-- Excerpted data start --
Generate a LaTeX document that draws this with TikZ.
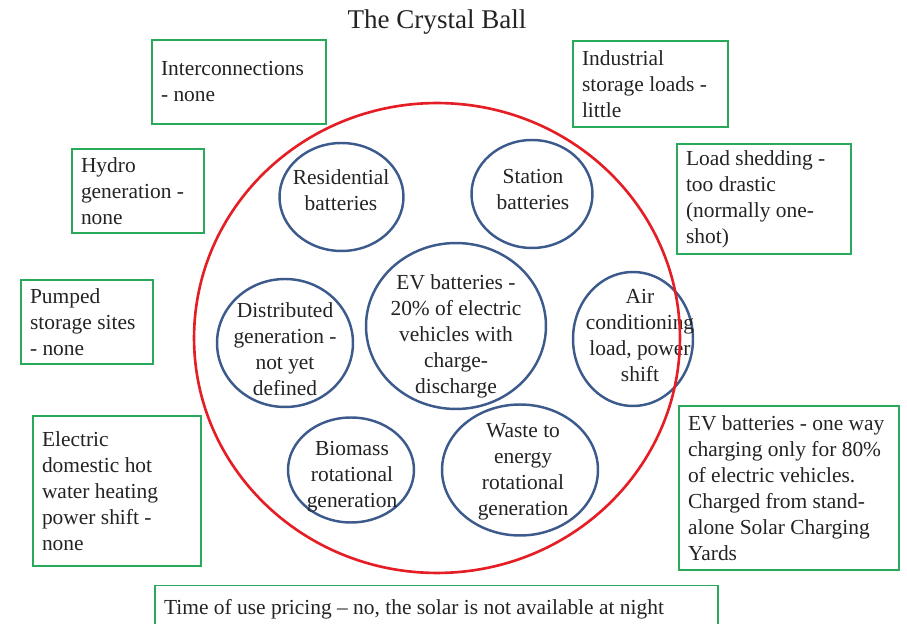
-- Excerpted data end --
-- Excerpted data start --
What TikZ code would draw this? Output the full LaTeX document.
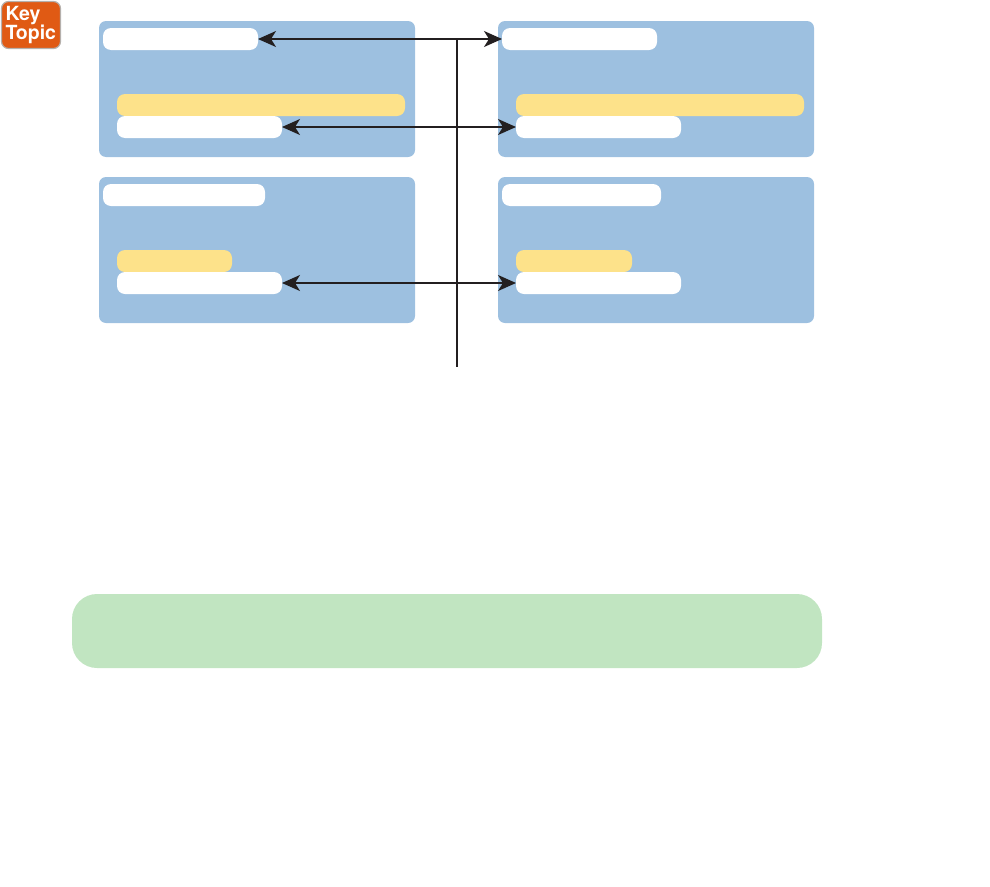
-- Excerpted data end --
-- Excerpted data start --
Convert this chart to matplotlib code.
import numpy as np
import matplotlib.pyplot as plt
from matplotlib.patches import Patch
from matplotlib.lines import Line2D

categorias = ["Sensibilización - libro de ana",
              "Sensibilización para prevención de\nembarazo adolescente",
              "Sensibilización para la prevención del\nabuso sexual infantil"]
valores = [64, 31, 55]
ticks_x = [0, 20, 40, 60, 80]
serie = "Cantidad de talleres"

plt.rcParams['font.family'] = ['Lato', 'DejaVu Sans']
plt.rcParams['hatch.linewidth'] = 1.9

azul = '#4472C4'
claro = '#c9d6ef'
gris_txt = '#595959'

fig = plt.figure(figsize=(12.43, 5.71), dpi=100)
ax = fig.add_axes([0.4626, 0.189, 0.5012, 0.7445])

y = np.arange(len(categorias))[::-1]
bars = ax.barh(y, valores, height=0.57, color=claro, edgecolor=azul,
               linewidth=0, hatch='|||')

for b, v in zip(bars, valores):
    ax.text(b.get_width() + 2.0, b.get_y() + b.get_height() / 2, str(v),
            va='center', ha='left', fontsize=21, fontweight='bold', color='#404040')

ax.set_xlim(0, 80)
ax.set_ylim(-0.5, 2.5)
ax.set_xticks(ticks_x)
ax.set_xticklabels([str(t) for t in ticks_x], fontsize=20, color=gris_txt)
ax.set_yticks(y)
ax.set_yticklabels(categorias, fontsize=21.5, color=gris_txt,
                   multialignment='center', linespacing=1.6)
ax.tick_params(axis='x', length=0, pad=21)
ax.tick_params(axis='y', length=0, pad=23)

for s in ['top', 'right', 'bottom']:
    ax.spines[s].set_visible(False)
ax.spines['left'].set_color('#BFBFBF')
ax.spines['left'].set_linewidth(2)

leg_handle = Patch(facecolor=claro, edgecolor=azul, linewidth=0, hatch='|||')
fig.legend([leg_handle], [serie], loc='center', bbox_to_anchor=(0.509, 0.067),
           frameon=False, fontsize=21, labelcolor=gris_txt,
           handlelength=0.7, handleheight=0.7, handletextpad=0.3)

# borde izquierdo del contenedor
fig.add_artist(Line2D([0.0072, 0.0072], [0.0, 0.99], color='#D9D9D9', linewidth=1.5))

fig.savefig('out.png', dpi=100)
-- Excerpted data end --
Problem to solve:
Report each line of the material above where the word "this" appears.

Task solution:
Generate a LaTeX document that draws this with TikZ.
What TikZ code would draw this? Output the full LaTeX document.
Convert this chart to matplotlib code.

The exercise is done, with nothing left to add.